A former Boy Scout, Spader was a high school dropout who passed the GED high school equivalency exam. Spader had formed a club he called "The Disciples of Destruction" shortly before the murder, from which he recruited his confederates. Spader designed a logo with the initials D.O.D. Spader told his recruits that the home invasion was to be a rite of "initiation" for club members.

==Sentencing==
Both Spader and Gribble were sentenced to life in prison without parole. Two accomplices who accompanied them, William Marks and Quinn Glover, were sentenced to 30-60 years and 20-40 years respectively. A fifth person, Autumn Savoy, was convicted of hiding evidence and lying to investigators.

Because of the U.S. Supreme Court's Miller v. Alabama 2012 ruling that limited the sentencing of minors to mandatory life sentences, Spader was granted a new sentencing hearing. Apparently content with his life sentence, Spader informed his attorneys during an April 2013 resentencing hearing that he did not want a reduction in sentence, describing himself as "the most sick and twisted person you'll ever meet". He did not appear at the hearing.

The State of New Hampshire claimed that Spader lacked remorse, considering it "unnecessary" and a form of weakness, and likely would commit more crimes upon release from prison. His sentence of life plus 76 years was upheld. In May 2013, the New Hampshire Supreme Court allowed Spader to drop the appeal of his conviction. His appellate attorney told the press that Spader did not want to appeal for "personal and moral reasons". Spader was moved to New Jersey State Prison in February 2014 and subsequently sustained injuries in a prison fight.

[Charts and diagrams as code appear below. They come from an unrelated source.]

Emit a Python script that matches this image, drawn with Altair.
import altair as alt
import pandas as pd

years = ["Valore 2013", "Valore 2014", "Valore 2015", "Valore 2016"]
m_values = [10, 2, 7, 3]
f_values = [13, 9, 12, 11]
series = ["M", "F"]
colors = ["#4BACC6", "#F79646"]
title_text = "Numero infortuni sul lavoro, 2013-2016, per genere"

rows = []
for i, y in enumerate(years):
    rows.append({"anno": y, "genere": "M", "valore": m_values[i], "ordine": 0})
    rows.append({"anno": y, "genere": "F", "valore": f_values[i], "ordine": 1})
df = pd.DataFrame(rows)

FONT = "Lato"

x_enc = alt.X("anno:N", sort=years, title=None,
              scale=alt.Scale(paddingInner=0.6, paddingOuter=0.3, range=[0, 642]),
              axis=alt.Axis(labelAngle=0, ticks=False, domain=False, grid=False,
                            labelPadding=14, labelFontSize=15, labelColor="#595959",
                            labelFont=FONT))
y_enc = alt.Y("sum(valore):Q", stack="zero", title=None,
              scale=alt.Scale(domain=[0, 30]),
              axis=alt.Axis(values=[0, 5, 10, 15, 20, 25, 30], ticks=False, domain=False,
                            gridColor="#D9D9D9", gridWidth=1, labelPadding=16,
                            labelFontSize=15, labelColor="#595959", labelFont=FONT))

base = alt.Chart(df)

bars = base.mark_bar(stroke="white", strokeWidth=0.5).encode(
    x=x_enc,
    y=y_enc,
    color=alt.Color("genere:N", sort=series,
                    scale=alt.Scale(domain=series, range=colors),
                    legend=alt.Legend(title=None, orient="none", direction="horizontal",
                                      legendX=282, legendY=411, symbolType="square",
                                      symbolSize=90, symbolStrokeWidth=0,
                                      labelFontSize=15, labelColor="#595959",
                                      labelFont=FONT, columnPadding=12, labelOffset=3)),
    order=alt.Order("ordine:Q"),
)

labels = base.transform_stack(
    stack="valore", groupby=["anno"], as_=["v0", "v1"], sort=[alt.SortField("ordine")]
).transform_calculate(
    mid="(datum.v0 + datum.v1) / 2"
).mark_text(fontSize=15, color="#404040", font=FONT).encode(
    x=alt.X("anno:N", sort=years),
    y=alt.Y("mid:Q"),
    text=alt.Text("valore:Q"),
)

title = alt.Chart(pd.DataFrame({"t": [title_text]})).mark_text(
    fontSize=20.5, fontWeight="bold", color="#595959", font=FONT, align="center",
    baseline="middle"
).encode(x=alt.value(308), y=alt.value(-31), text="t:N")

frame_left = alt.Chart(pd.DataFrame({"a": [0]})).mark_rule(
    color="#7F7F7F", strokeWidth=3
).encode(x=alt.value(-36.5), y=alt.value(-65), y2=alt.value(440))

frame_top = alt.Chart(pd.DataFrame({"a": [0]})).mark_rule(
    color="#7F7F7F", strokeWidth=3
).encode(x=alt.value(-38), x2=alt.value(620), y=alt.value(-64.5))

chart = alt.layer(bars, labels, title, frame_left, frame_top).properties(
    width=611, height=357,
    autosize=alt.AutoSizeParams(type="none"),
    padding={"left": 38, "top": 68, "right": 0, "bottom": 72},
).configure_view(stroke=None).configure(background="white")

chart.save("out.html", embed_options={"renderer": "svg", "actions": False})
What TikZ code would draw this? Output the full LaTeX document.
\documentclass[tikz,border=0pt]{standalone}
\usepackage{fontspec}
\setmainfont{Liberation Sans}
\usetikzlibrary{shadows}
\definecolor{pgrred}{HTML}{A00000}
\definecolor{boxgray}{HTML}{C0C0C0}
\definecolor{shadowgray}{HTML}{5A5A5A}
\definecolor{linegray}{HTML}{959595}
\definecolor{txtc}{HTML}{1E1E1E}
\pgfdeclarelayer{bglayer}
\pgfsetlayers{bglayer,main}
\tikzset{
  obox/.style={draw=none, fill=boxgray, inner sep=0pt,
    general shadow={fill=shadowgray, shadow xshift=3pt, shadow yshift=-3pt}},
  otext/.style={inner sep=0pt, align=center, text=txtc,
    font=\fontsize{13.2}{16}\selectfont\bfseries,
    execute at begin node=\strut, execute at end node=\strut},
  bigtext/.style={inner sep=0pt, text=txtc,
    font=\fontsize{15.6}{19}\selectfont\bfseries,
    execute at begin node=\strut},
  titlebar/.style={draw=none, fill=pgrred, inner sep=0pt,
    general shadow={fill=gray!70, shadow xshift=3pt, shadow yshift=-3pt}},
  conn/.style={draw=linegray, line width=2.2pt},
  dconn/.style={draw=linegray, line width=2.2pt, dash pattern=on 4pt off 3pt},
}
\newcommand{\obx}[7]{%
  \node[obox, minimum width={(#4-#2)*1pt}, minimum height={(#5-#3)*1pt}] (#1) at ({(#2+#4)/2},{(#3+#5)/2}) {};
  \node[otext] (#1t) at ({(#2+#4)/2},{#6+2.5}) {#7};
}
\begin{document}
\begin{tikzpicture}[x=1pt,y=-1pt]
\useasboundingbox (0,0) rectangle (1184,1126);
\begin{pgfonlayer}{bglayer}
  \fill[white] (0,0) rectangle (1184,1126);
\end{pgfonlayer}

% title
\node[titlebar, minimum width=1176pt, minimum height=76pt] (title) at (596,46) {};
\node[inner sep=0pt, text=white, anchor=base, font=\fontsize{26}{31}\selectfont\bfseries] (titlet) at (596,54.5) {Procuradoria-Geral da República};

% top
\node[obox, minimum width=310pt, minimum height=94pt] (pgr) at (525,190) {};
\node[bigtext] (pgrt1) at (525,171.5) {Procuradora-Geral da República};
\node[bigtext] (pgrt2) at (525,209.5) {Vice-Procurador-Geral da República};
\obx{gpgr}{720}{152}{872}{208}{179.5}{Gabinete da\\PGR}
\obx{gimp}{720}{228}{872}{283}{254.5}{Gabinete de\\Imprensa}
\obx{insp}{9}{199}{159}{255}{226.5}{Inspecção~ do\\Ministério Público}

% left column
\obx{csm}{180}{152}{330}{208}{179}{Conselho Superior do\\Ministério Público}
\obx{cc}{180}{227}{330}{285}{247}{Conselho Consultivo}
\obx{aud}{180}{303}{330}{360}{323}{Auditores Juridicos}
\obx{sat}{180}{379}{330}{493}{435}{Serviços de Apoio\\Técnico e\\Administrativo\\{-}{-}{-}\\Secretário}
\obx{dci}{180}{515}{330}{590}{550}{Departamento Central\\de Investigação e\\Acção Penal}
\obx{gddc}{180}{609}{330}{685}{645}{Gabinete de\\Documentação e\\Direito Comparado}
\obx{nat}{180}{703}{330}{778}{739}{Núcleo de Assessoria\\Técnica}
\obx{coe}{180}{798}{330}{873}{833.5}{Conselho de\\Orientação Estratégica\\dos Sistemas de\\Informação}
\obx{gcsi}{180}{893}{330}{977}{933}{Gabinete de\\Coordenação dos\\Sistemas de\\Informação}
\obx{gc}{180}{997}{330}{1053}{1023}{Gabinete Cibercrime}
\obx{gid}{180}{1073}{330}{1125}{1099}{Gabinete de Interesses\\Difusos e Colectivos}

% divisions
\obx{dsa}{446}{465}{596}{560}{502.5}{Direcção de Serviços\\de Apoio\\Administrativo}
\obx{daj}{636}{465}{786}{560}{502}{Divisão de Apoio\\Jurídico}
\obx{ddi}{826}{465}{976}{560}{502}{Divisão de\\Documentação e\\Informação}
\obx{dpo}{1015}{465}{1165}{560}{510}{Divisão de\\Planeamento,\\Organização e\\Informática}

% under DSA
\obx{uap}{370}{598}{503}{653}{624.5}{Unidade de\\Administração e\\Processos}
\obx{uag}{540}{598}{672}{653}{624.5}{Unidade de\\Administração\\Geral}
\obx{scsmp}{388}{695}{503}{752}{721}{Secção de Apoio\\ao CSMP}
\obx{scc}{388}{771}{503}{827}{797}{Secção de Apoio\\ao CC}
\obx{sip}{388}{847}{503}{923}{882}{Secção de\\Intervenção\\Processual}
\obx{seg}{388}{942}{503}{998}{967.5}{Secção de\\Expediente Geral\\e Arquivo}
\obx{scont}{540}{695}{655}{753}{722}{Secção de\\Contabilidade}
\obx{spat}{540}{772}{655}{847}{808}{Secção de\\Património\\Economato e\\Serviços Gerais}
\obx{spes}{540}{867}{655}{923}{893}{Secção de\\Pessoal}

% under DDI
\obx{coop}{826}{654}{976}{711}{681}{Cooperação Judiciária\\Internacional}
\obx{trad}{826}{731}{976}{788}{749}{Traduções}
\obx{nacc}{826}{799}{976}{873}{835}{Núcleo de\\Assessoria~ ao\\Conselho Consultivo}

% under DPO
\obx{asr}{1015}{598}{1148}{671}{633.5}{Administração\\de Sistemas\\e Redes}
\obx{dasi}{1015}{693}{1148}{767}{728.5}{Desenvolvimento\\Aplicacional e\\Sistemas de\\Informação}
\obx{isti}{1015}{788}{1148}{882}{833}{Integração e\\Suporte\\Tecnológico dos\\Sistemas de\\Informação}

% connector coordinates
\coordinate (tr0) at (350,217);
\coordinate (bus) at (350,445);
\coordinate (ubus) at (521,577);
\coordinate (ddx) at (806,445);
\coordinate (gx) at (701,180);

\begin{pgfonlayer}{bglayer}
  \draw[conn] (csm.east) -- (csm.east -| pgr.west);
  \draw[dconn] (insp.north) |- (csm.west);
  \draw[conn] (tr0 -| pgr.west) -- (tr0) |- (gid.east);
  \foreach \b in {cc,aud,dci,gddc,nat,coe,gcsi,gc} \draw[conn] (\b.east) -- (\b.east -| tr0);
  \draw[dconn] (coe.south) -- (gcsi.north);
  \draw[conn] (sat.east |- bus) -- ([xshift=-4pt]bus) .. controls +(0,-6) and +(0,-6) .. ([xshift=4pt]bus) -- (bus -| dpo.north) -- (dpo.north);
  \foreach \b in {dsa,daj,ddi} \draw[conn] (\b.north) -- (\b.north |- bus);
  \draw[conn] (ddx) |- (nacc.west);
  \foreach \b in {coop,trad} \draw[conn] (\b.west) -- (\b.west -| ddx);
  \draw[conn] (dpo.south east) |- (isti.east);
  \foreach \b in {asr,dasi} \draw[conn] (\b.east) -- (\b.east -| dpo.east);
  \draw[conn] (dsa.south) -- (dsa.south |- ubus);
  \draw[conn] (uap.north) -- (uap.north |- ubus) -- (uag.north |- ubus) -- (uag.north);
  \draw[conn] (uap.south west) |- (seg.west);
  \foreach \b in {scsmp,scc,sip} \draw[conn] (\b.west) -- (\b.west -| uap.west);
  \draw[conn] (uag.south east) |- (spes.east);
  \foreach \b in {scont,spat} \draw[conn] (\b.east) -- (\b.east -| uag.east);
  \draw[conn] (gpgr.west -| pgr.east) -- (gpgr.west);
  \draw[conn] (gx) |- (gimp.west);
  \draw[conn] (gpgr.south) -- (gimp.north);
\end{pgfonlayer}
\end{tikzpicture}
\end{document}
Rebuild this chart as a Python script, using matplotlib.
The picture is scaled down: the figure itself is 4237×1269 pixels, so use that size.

In October 2014, Gribble sought a reduction in his sentence for his non-murder charges based on his young age; the court did not rule immediately.

==Effect==
The murder led to the New Hampshire legislature expanding the crimes punishable by the death penalty to include murder during a home invasion. On May 30, 2019, the state repealed the death penalty, after state senators overrode a veto by Governor Chris Sununu. Prisoners who had been convicted of capital murders committed before that date did not have their sentences commuted to life in prison, as the repeal was not retroactive.